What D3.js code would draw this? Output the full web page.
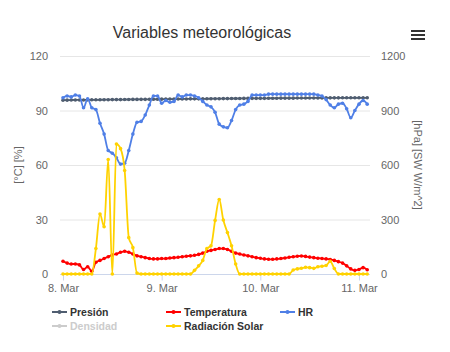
<!DOCTYPE html>
<html>
<head>
<meta charset="utf-8">
<script src="https://cdn.jsdelivr.net/npm/d3@7"></script>
<style>
  body { margin: 0; background: #fff; }
  text { font-family: "Liberation Sans", Arial, sans-serif; }
</style>
</head>
<body>
<svg id="chart" width="450" height="352"></svg>
<script>
// hourly readings, starting 8 Mar 00:00
const startTime = Date.UTC(2016, 2, 8, 0, 0);

const presion = [957, 957, 957.5, 958, 958, 958, 958.5, 959, 959, 959,
  959.5, 959.5, 960, 960, 960, 960.5, 960.5, 961, 961, 961.5,
  961.5, 962, 962, 962, 962.5, 962.5, 963, 963, 963, 963.5,
  963.5, 964, 964, 964, 964.5, 964.5, 965, 965, 965, 965.5,
  965.5, 966, 966, 966, 966.5, 966.5, 967, 967, 967, 967,
  967.5, 967.5, 967.5, 968, 968, 968, 968, 968.5, 968.5, 968.5,
  969, 969, 969, 969, 969.5, 969.5, 969.5, 969.5, 970, 970,
  970, 970, 970, 970, 970];

const temperatura = [7, 6, 5.5, 5.5, 5, 2.5, 4, 1.5, 6.5, 7.5,
  8.5, 9.5, 10.5, 11, 12, 12.5, 12, 11, 10, 9.5,
  9, 8.5, 8.3, 8.3, 8.5, 8.5, 8.8, 9, 9.2, 9.5,
  9.8, 10, 10.3, 10.8, 11.5, 12.5, 13, 13.5, 14, 14,
  13.5, 12.5, 11.5, 11, 10.5, 10, 9.5, 9, 8.7, 8.3,
  8.1, 8.1, 8.3, 8.5, 8.8, 9.2, 9.5, 9.8, 9.9, 9.7,
  9.3, 9, 8.7, 8.5, 8.3, 8, 7.5, 6.8, 6, 4.5,
  2.8, 2, 2.5, 3.5, 2.3];

const hr = [97, 98, 97.5, 98.5, 98, 91.5, 96.5, 91.5, 90.5, 83,
  77, 68, 66.5, 64, 60.5, 61, 68, 77, 83.5, 84,
  87.5, 93, 98, 98, 94, 95.5, 94.5, 95, 98.5, 97.5,
  98.5, 98.5, 98, 97, 95, 93, 92, 89, 82.5, 81,
  80.5, 84.5, 90.5, 93, 93.5, 95, 98.5, 98.5, 98.5, 98.5,
  99, 99, 99, 99, 99, 99, 99, 99, 99, 99,
  99, 99, 98.5, 98, 96, 93, 91.5, 93.5, 94, 91,
  86, 90, 93.5, 95.5, 93.5];

const radiacion = [0, 0, 0, 0, 0, 0, 0, 0,
  140, 330, 260, 630, 0, 715, 690, 570, 200, 145, 5,
  0, 0, 0, 0, 0, 0, 0, 0, 0, 0, 0, 0, 0,
  20, 45, 75, 140, 155, 295, 410, 297, 228, 155, 55,
  0, 0, 0, 0, 0, 0, 0, 0, 0, 0, 0, 0, 0,
  22, 28, 32, 37, 35, 31, 40, 43, 47, 70, 30,
  0, 0, 0, 0, 0, 0, 0, 0];

const leftTicks = [0, 30, 60, 90, 120];
const rightTicks = [0, 300, 600, 900, 1200];

const series = [
  { name: "Presión", values: presion, axis: "right", color: "#4f5d70" },
  { name: "Temperatura", values: temperatura, axis: "left", color: "#ff0000" },
  { name: "HR", values: hr, axis: "left", color: "#4f7fe6" },
  { name: "Radiación Solar", values: radiacion, axis: "right", color: "#ffd200" }
];

const legendItems = [
  { name: "Presión", color: "#4f5d70", col: 0, row: 0 },
  { name: "Temperatura", color: "#ff0000", col: 1, row: 0 },
  { name: "HR", color: "#4f7fe6", col: 2, row: 0 },
  { name: "Densidad", color: "#cccccc", col: 0, row: 1 },
  { name: "Radiación Solar", color: "#ffd200", col: 1, row: 1 }
];

const plot = { left: 60, right: 370, top: 56, bottom: 274 };
const hour = 3600 * 1000;

let x = d3.scaleUtc()
  .domain([startTime - 0.73 * hour, startTime + 74.68 * hour])
  .range([plot.left, plot.right]);
let yLeft = d3.scaleLinear().domain([0, 120]).range([plot.bottom, plot.top]);
let yRight = d3.scaleLinear().domain([0, 1200]).range([plot.bottom, plot.top]);

let svg = d3.select("#chart");

// title + menu
svg.append("text")
  .attr("x", 202).attr("y", 38)
  .attr("text-anchor", "middle")
  .style("font-size", "16px")
  .style("fill", "#333")
  .text("Variables meteorológicas");

svg.append("g").selectAll("line")
  .data([31, 35, 39]).enter().append("line")
  .attr("x1", 411).attr("x2", 425)
  .attr("y1", d => d).attr("y2", d => d)
  .attr("stroke", "#333").attr("stroke-width", 2);

// grid
svg.append("g").selectAll("line")
  .data(leftTicks).enter().append("line")
  .attr("x1", plot.left).attr("x2", plot.right)
  .attr("y1", d => yLeft(d) + 0.5).attr("y2", d => yLeft(d) + 0.5)
  .attr("stroke", d => d == 0 ? "#ccd6eb" : "#e6e6e6");

// left labels
svg.append("g").selectAll("text")
  .data(leftTicks).enter().append("text")
  .attr("x", 48).attr("y", d => yLeft(d) + 4)
  .attr("text-anchor", "end")
  .style("font-size", "11px").style("fill", "#666")
  .text(d => d);

// right labels
svg.append("g").selectAll("text")
  .data(rightTicks).enter().append("text")
  .attr("x", 381).attr("y", d => yRight(d) + 4)
  .style("font-size", "11px").style("fill", "#666")
  .text(d => d);

svg.append("text")
  .attr("transform", "translate(22,165) rotate(-90)")
  .attr("text-anchor", "middle")
  .style("font-size", "11px").style("fill", "#666")
  .text("[°C] [%]");

svg.append("text")
  .attr("transform", "translate(414,165) rotate(90)")
  .attr("text-anchor", "middle")
  .style("font-size", "11px").style("fill", "#666")
  .text("[hPa] [SW W/m^2]");

// x axis
let xAxis = d3.axisBottom(x)
  .ticks(d3.utcDay.every(1))
  .tickSize(6)
  .tickFormat(d3.utcFormat("%-d. %b"));

let gx = svg.append("g")
  .attr("transform", "translate(0," + (plot.bottom + 0.5) + ")")
  .call(xAxis);
gx.select(".domain").remove();
gx.selectAll(".tick line").attr("stroke", "#ccd6eb");
gx.selectAll(".tick text")
  .attr("y", 10)
  .style("font-size", "11px").style("fill", "#666")
  .style("font-family", "Liberation Sans, Arial, sans-serif");

// lines
series.forEach(function(s) {
  let y = s.axis == "left" ? yLeft : yRight;
  let pts = s.values.map((v, i) => [x(startTime + i * hour), y(v)]);

  let line = d3.line().curve(d3.curveMonotoneX);
  svg.append("path")
    .attr("d", line(pts))
    .attr("fill", "none")
    .attr("stroke", s.color)
    .attr("stroke-width", 1.8);

  svg.append("g").selectAll("circle")
    .data(pts).enter().append("circle")
    .attr("cx", d => d[0]).attr("cy", d => d[1])
    .attr("r", 1.8)
    .attr("fill", s.color);
});

// legend
let colX = [52, 166, 280];
let rowY = [312, 326];
let legend = svg.append("g").selectAll("g")
  .data(legendItems).enter().append("g")
  .attr("transform", d => "translate(" + colX[d.col] + "," + rowY[d.row] + ")");

legend.append("line")
  .attr("x1", 0).attr("x2", 15)
  .attr("stroke", d => d.color).attr("stroke-width", 2);
legend.append("circle")
  .attr("cx", 7.5).attr("r", 2)
  .attr("fill", d => d.color);
legend.append("text")
  .attr("x", 18).attr("y", 4)
  .style("font-size", "10.5px").style("font-weight", "bold")
  .style("fill", d => d.name == "Densidad" ? "#cccccc" : "#333")
  .text(d => d.name);
</script>
</body>
</html>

───

**DIRECTIONS FOR THIS TASK:**
Up to and including the line containing "const rightTicks = [0, 300, 600, 900, 1200];", repeat every line from the start of the data, but none of the pictures.

**ANSWER TO THIS PROBLEM:**
What D3.js code would draw this? Output the full web page.
<!DOCTYPE html>
<html>
<head>
<meta charset="utf-8">
<script src="https://cdn.jsdelivr.net/npm/d3@7"></script>
<style>
  body { margin: 0; background: #fff; }
  text { font-family: "Liberation Sans", Arial, sans-serif; }
</style>
</head>
<body>
<svg id="chart" width="450" height="352"></svg>
<script>
// hourly readings, starting 8 Mar 00:00
const startTime = Date.UTC(2016, 2, 8, 0, 0);

const presion = [957, 957, 957.5, 958, 958, 958, 958.5, 959, 959, 959,
  959.5, 959.5, 960, 960, 960, 960.5, 960.5, 961, 961, 961.5,
  961.5, 962, 962, 962, 962.5, 962.5, 963, 963, 963, 963.5,
  963.5, 964, 964, 964, 964.5, 964.5, 965, 965, 965, 965.5,
  965.5, 966, 966, 966, 966.5, 966.5, 967, 967, 967, 967,
  967.5, 967.5, 967.5, 968, 968, 968, 968, 968.5, 968.5, 968.5,
  969, 969, 969, 969, 969.5, 969.5, 969.5, 969.5, 970, 970,
  970, 970, 970, 970, 970];

const temperatura = [7, 6, 5.5, 5.5, 5, 2.5, 4, 1.5, 6.5, 7.5,
  8.5, 9.5, 10.5, 11, 12, 12.5, 12, 11, 10, 9.5,
  9, 8.5, 8.3, 8.3, 8.5, 8.5, 8.8, 9, 9.2, 9.5,
  9.8, 10, 10.3, 10.8, 11.5, 12.5, 13, 13.5, 14, 14,
  13.5, 12.5, 11.5, 11, 10.5, 10, 9.5, 9, 8.7, 8.3,
  8.1, 8.1, 8.3, 8.5, 8.8, 9.2, 9.5, 9.8, 9.9, 9.7,
  9.3, 9, 8.7, 8.5, 8.3, 8, 7.5, 6.8, 6, 4.5,
  2.8, 2, 2.5, 3.5, 2.3];

const hr = [97, 98, 97.5, 98.5, 98, 91.5, 96.5, 91.5, 90.5, 83,
  77, 68, 66.5, 64, 60.5, 61, 68, 77, 83.5, 84,
  87.5, 93, 98, 98, 94, 95.5, 94.5, 95, 98.5, 97.5,
  98.5, 98.5, 98, 97, 95, 93, 92, 89, 82.5, 81,
  80.5, 84.5, 90.5, 93, 93.5, 95, 98.5, 98.5, 98.5, 98.5,
  99, 99, 99, 99, 99, 99, 99, 99, 99, 99,
  99, 99, 98.5, 98, 96, 93, 91.5, 93.5, 94, 91,
  86, 90, 93.5, 95.5, 93.5];

const radiacion = [0, 0, 0, 0, 0, 0, 0, 0,
  140, 330, 260, 630, 0, 715, 690, 570, 200, 145, 5,
  0, 0, 0, 0, 0, 0, 0, 0, 0, 0, 0, 0, 0,
  20, 45, 75, 140, 155, 295, 410, 297, 228, 155, 55,
  0, 0, 0, 0, 0, 0, 0, 0, 0, 0, 0, 0, 0,
  22, 28, 32, 37, 35, 31, 40, 43, 47, 70, 30,
  0, 0, 0, 0, 0, 0, 0, 0];

const leftTicks = [0, 30, 60, 90, 120];
const rightTicks = [0, 300, 600, 900, 1200];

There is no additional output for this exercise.